Does anyone else feel like the fall is already flying by? For those of you in Chicago, one contributing factor could be the weather going from summer to winter in a blink of an eye. For me personally, my schedule has picked up tremendously and my work days have been getting longer as a result of networking events.
It seems like every week I have either a coffee meeting scheduled or a happy hour after work. Don’t get me wrong, it’s great to be busy and I love the opportunity to connect with amazing and driven women passionate about growing their networks but sometimes I have major FOMO not being home with my husband and adorable puppy.
We are just on the cusp of holiday season which means that my social calendar, along with yours, will be filling up quickly. Before things get too hectic, I wanted to share with you what I have found to be necessary for survival when networking.
Okay fine, so this isn’t an item you need to remember to pack in your clutch (more on that to come) but I do think this is truly the first thing you should pack in your survival kit. Be discerning and deliberate about which networking opportunities you commit to. Take the time to determine if the event is in alignment with your professional and/or personal goals. Remember that your time is valuable and that it’s okay to say no.
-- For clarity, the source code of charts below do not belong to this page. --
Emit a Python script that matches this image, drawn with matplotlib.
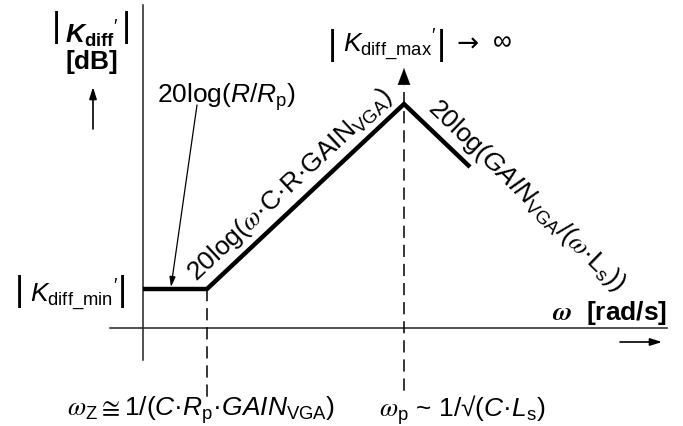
import matplotlib
matplotlib.use("Agg")
import matplotlib.pyplot as plt

plt.rcParams['font.family'] = ['Liberation Sans', 'DejaVu Sans']
plt.rcParams['mathtext.fontset'] = 'custom'
plt.rcParams['mathtext.rm'] = 'Liberation Sans'
plt.rcParams['mathtext.it'] = 'Liberation Sans:italic'
plt.rcParams['mathtext.bf'] = 'Liberation Sans:bold'
plt.rcParams['mathtext.bfit'] = 'Liberation Sans:italic:bold'
# serif italic omega, regular and bold
plt.rcParams['mathtext.sf'] = 'STIXGeneral:italic'
plt.rcParams['mathtext.tt'] = 'STIXGeneral:italic:bold'
plt.rcParams['mathtext.fallback'] = 'stix'

# Asymptotic magnitude curve (schematic units: log-frequency vs dB)
omega_pts = [0, 64, 261, 327]
gain_db = [39, 39, 224, 161]

# Corner frequencies (zero and pole)
omega_z = omega_pts[1]
omega_p = omega_pts[2]

# Axis extents
x_axis_span = [-33, 524]
y_axis_span = [-32, 323]

FS = 19
BAR_FS = 25

fig = plt.figure(figsize=(6.83, 4.26), dpi=100)
ax = fig.add_axes([0, 0, 1, 1])
ax.set_xlim(-143, 540)
ax.set_ylim(-98, 328)
ax.axis('off')


def bar_label(x_left, x_right, y_bar, x_text, y_base, content, size=FS):
    """Magnitude label framed by tall vertical bars."""
    for xb in (x_left, x_right):
        ax.text(xb, y_bar, '|', fontsize=BAR_FS, ha='center', va='center',
                family='Liberation Sans')
    ax.text(x_text, y_base, content, fontsize=size, ha='left', va='baseline')


# axes
ax.plot(x_axis_span, [0, 0], color='#222222', lw=1.1)
ax.plot([0, 0], y_axis_span, color='#222222', lw=1.1)

# magnitude curve
ax.plot(omega_pts, gain_db, color='black', lw=3.2, solid_capstyle='butt',
        solid_joinstyle='miter')

# dashed markers at corner frequencies
ax.plot([omega_z, omega_z], [gain_db[1], -69], color='black', lw=1.1,
        dashes=(8, 4.5))
ax.plot([omega_p, omega_p], [gain_db[2] + 12, -69], color='black', lw=1.1,
        dashes=(8, 4.5))

# upward arrowhead above the peak
ax.annotate('', xy=(omega_p, gain_db[2] + 36), xytext=(omega_p, gain_db[2] + 17),
            arrowprops=dict(arrowstyle='-|>,head_length=1.2,head_width=0.45',
                            color='black', lw=0.1, shrinkA=0, shrinkB=0))

# direction arrows for axes
ax.annotate('', xy=(-50, 241), xytext=(-50, 199),
            arrowprops=dict(arrowstyle='-|>,head_length=0.7,head_width=0.22',
                            color='black', lw=1.2, shrinkA=0, shrinkB=0))
ax.annotate('', xy=(519, -14), xytext=(477, -14),
            arrowprops=dict(arrowstyle='-|>,head_length=0.7,head_width=0.22',
                            color='black', lw=1.2, shrinkA=0, shrinkB=0))

# y-axis label
bar_label(-87, -17, 300, -78, 285, r'$\mathbfit{K}_{\mathbf{diff}}{}^{\prime}$')
ax.text(-51, 266, '[dB]', fontsize=FS, fontweight='bold', ha='center', va='center')

# x-axis label
ax.text(524, 15, r'$\mathtt{\omega}$  [rad/s]', fontsize=FS, fontweight='bold',
        ha='right', va='center')

# level labels
bar_label(-124, -21, 37, -113, 25, r'$K_{\mathrm{diff\_min}}{}^{\prime}$')
bar_label(189.5, 298.5, 283, 200, 275, r'$K_{\mathrm{diff\_max}}{}^{\prime}$')
ax.text(314, 283, '→', fontsize=FS, ha='left', va='center', family='DejaVu Sans')
ax.text(350, 286, '∞', fontsize=FS, ha='left', va='center')

# flat-level annotation with pointer
ax.text(14, 231, r'20log($R$/$R_{\mathrm{p}}$)', fontsize=FS, ha='left', va='center')
ax.annotate('', xy=(28, gain_db[1] + 2), xytext=(54, 223),
            arrowprops=dict(arrowstyle='-|>,head_length=0.6,head_width=0.18',
                            color='black', lw=0.9, shrinkA=0, shrinkB=0))

# slope labels
ax.text(147, 143, r'20log($\mathsf{\omega}$·C·R·GAIN$_{\mathrm{VGA}}$)', fontsize=FS,
        rotation=43, rotation_mode='anchor', ha='center', va='center')
ax.text(383, 133, r'20log($GAIN_{\mathrm{VGA}}$/($\mathsf{\omega}$·L$_{\mathrm{s}}$))',
        fontsize=FS, rotation=-44, rotation_mode='anchor', ha='center', va='center')

# corner frequency labels
ax.text(58.5, -82,
        r'$\mathsf{\omega}_{\mathrm{Z}}\cong$1/($C$·$R_{\mathrm{p}}$·$GAIN_{\mathrm{VGA}}$)',
        fontsize=FS, ha='center', va='center')
ax.text(319.5, -82, r'$\mathsf{\omega}_{\mathrm{p}}$ ~ 1/√($C$·$L_{\mathrm{s}}$)',
        fontsize=FS, ha='center', va='center')

fig.savefig('out.png', dpi=100)
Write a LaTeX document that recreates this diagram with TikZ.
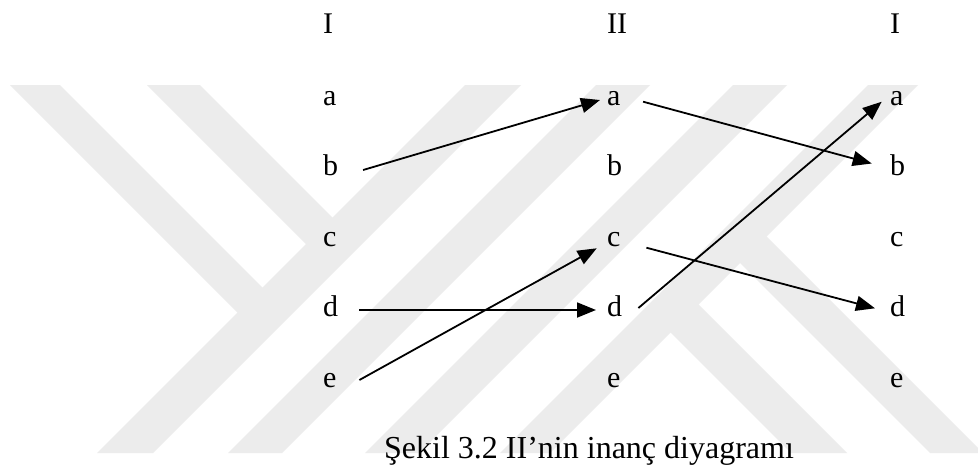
\documentclass[tikz,border=0pt]{standalone}
\usepackage{fontspec}
\setmainfont{Liberation Serif}
\usetikzlibrary{arrows.meta}
\definecolor{wm}{RGB}{236,236,236}
\tikzset{
  lbl/.style={anchor=base west, inner sep=0pt, font=\fontsize{30pt}{36pt}\selectfont},
  captxt/.style={anchor=base west, inner sep=0pt, font=\fontsize{32pt}{38pt}\selectfont},
  arr/.style={line width=1.8pt, -{Triangle[length=19pt,width=15pt]}},
  wmband/.style={fill=wm, draw=none},
}
\begin{document}
\begin{tikzpicture}[x=1pt,y=-1pt]
\useasboundingbox (0,0) rectangle (978,469);
\fill[white] (0,0) rectangle (978,469);
% watermark
\begin{scope}
\clip (0,85) rectangle (978,453);
\fill[wmband] (465,85) -- (521,85) -- (153,453) -- (97,453) -- cycle;
\fill[wmband] (596,85) -- (650,85) -- (282,453) -- (228,453) -- cycle;
\fill[wmband] (733,85) -- (787,85) -- (419,453) -- (365,453) -- cycle;
\fill[wmband] (868,85) -- (918,85) -- (550,453) -- (500,453) -- cycle;
\fill[wmband] (10,85) -- (60,85) -- (272.5,297.5) -- (247.5,322.5) -- cycle;
\fill[wmband] (147,85) -- (200,85) -- (342.5,227.5) -- (316,254) -- cycle;
\fill[wmband] (661.5,323.5) -- (689.5,295.5) -- (847,453) -- (791,453) -- cycle;
\fill[wmband] (731,254) -- (757.5,227.5) -- (983,453) -- (930,453) -- cycle;
\end{scope}
% headers
\node[lbl] (hL) at (323,33) {I};
\node[lbl] (hM) at (607,33) {II};
\node[lbl] (hR) at (890,33) {I};
% letters
\foreach \l [count=\i] in {a,b,c,d,e} {
  \node[lbl] (L\l) at (323,{105+70.5*(\i-1)}) {\l};
  \node[lbl] (M\l) at (607,{105+70.5*(\i-1)}) {\l};
  \node[lbl] (R\l) at (890,{105+70.5*(\i-1)}) {\l};
}
% arrows
\draw[arr] ([xshift=24.7pt,yshift=5.5pt]Lb.base east) -- ([xshift=-7pt,yshift=5pt]Ma.base west);
\draw[arr] ([xshift=22.4pt,yshift=3.3pt]Ma.base east) -- ([xshift=-18.3pt,yshift=12pt]Rb.base west);
\draw[arr] ([xshift=16pt,yshift=8.5pt]Md.base east) -- ([xshift=-8.3pt,yshift=3.3pt]Ra.base west);
\draw[arr] ([xshift=25.7pt,yshift=-1.7pt]Mc.base east) -- ([xshift=-15pt,yshift=8.2pt]Rd.base west);
\draw[arr] ([xshift=21pt,yshift=6.5pt]Ld.base east) -- ([xshift=-11pt,yshift=6.5pt]Md.base west);
\draw[arr] ([xshift=22.7pt,yshift=7pt]Le.base east) -- ([xshift=-10.3pt,yshift=-2.3pt]Mc.base west);
% caption
\node[captxt] (caption) at (384,458) {Şekil 3.2 II’nin inanç diyagramı};
\end{tikzpicture}
\end{document}
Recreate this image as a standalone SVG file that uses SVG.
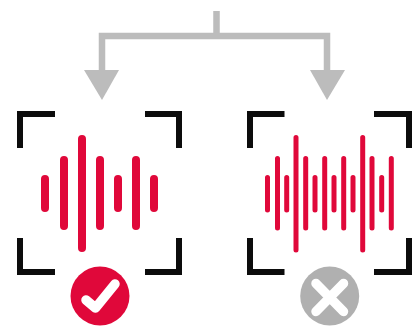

If you aren’t already familiar with the concept of an elevator pitch, its a short 30 second to one minute speech that includes introducing yourself, explaining what you do for a living and hopefully spark interest that will lead into a larger conversation. If you are at a professional networking event, this will be the first question someone will ask. Be sure you are prepared with a strong, confident and engaging response.
If you are new to networking, I strongly encourage you to take some time prior to your events and write out and practice your elevator pitch. Before bigger events or when preparing for presentations, I will practice in front of my mirror.
-This one is a no-brainer. Some might say that this is outdated advice and no longer relevant in this age of technology but I will politely disagree. Business cards are still the best way to share your contact information with new acquaintances. I will take this pieces of advice a step forward and suggest having a separate stack of business cards if you have a side hustle in addition to a traditional 9-5 job. I promise you that people will want to know how they connect with you and support your side hustle/passion projects.
If you plan on collecting business cards from people at the event, I would recommend also having a pen in your clutch so that you can jot down some notes on your new acquaintance afterwards. I’ve found it to be helpful when following-up if I can reference something that came up in our conversation.
Identification, Credit Cards and Cash
I may be stating the obvious here but its best to be prepared for all circumstances. With networking events in the city, you often need your ID to get through the front lobby into the event so don’t forget it! I’ve definitely made this mistake in the past.
While most people usually have a debit or credit card on them, cash is rare these days. I think its best to always show up to event with a few dollars in cash in the event of a tip jar or to help settle up the tab at the end of a meal.
Depending on the size of your bag, this list category can be as big or small as you need it to be. Some fail safe personal items to have on hand include:
- Gum or mints
- Lipstick/Lip Gloss
- Hand Sanitizer
I think we can all understand and appreciate how the items above could come in handy when nerves are high and self doubt and negative talk could creep in.
How to Find Events
For those of you reading this post and wishing you had more networking opportunities to participate in, for personal or professional reasons, I wanted to share with you all some resources that I have found invaluable this past year.
- Eventbrite – If you live in Chicago or another city, Eventbrite has hundreds, if not thousands, of events that can be filtered by geographic location. You can also filter by interests to help with the search.
- Instagram – this past year the majority of the events that I have attended I learned about through Instagram. I have been intentional on following users that are entrepreneurial, inspiring and community driven. Its incredible the network you can tap into leveraging Instagram.
- Facebook – similar to Instagram, I’ve found it easy to find and join groups and events that share similar values through their platform. You just have to look!
- Professional Organizations – Last year I joined a professional organization here in Chicago, Professional Women’s Club of Chicago (PWCC), which has been wonderful. PWCC is just one of hundreds in the city, one that I found with a simple Google search. With a professional organization there is a set cadence of events and the opportunity to connect with familiar or new faces each time.
Wishing you the best at your next networking event. Remember to be authentic and ask engaging questions!